Таким образом, после беседы со следователем подавленность Лехиного духа ни в коей мере не развеялась, а, напротив, усугубилась, потому что прежде существовала надежда, что с помощью следователя все в конце концов разрешится. Теперь надежда эта разрушилась, и Лехе стало так скверно, что он не находил себе места. Он испытывал какой-то повсеместный зуд и томление в теле, все это сопровождалось бессонницей и невыносимым ощущением подсасывания под ложечкой, как будто от голода, но аппетита не было, ел Леха мало и неохотно.
И он запил.
Он еще день продержался после этой не полезной для себя беседы и запил.
Леха, понимал, что запьет, потому что не выпить ему было уже невмоготу, и все внушал себе, что на этот раз запьет несильно, сдерживаясь, и ни в коем случае не опустится до одеколона. Поэтому он поехал на попутке в Нижний, купил две бутылки спирта и вечером на попутке же вернулся.
Где Леха прятал спирт, этого никто не знал, и Сеня, к сожалению, тоже не знал.
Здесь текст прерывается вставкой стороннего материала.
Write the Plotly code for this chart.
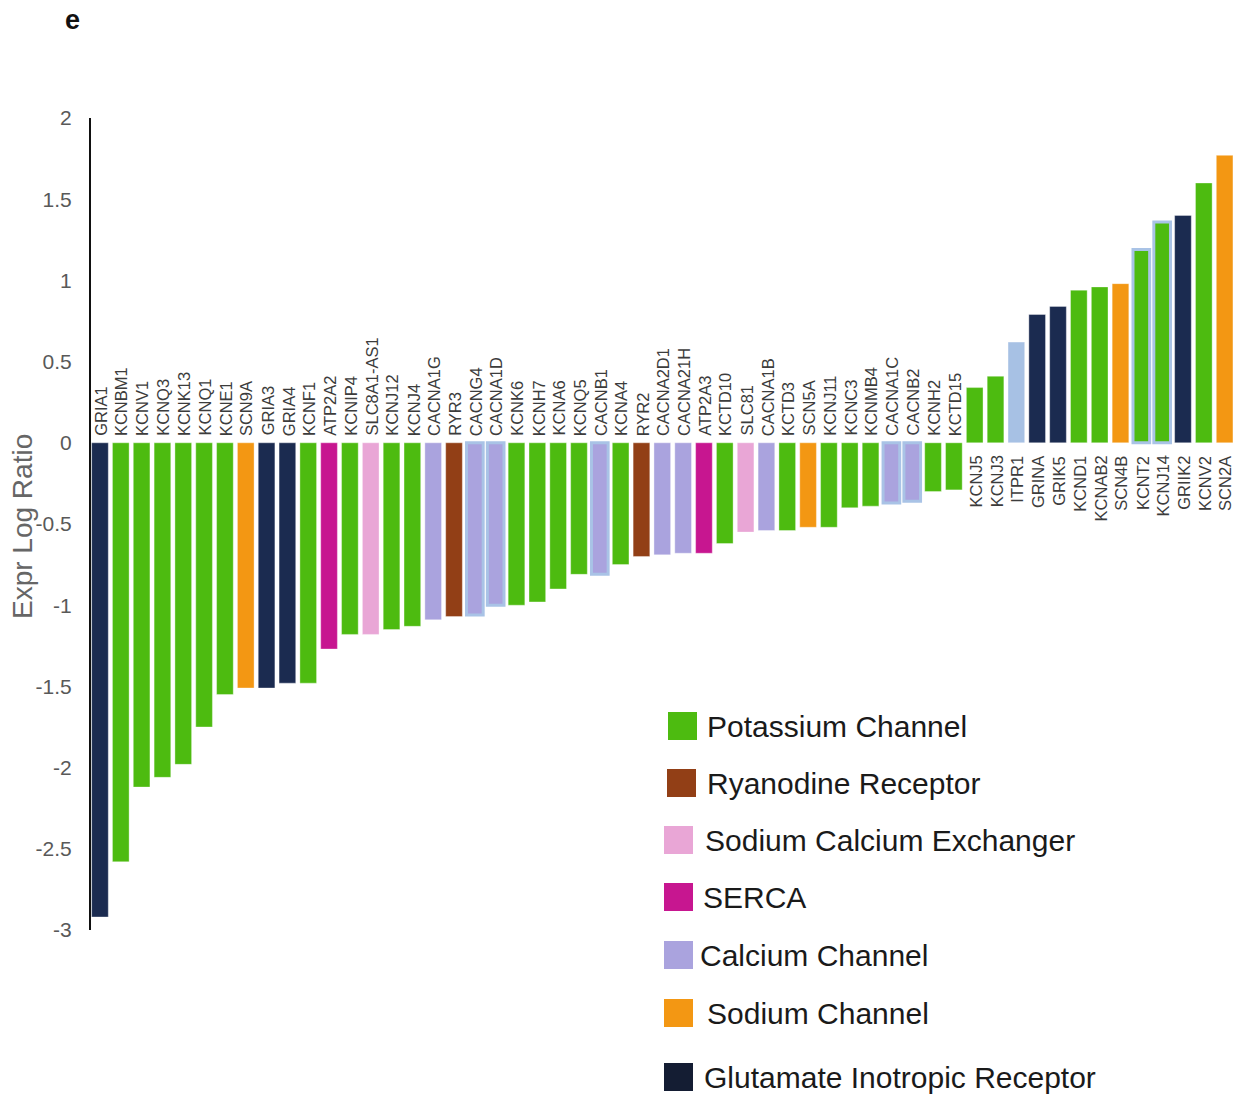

Если бы Сеня знал, он бы, безусловно, спирт вылил и, может быть, остановил бы Лехин запой. Но Сеня не знал, и Леха стал входить в режим, принимая через примерно равные промежутки времени по небольшой дозе и впадая постепенно в прострацию.
И тогда Сеня не на шутку забеспокоился за Леху. Он просто стал опасаться, что Леха одно из двух - или умрет, или лишится разума. С этими своими опасениями Сеня пошел к Зудину и сообщил ему, что Леха опять запил и что он за Леху беспокоится, потому что Леха одно из двух - или умрет, или лишится разума.
Тут нужно прямо сказать, что Зудин Сене не посочувствовал. То есть он не разделил это Сенино почти отеческое беспокойство, а, напротив, очень разозлился и довольно резко заявил, что с него хватит и больше он с этим алкашом чикаться не намерен. С этими словами Зудин решительно взял телефонную трубку и набрал номер начальника милиции. После короткого энергичного разговора он заявил Сене:
- Значит, так. Сегодня собираем местком. Мое ходатайство, постановление месткома, и - на принудительное лечение. Путевки есть.
- Да вы что, Герман Васильевич! - испугался Сеня. - Зачем же так-то?
- Че так-то? - зло спросил Зудин. - Жалеешь, че ли?
- Жалею, - признался Сеня, - жалею. Человек же!
- Ну жалей, - согласился Зудин. - Жалей, жалей! Жалельщик. Дожалеешься, пока он в самом деле не околеет. Ты зачем ко мне пришел? Чтобы я меры принял, так или не так? Вот я и принимаю.
- Нет, - печально возразил Сеня, - я к вам пришел просто посоветоваться.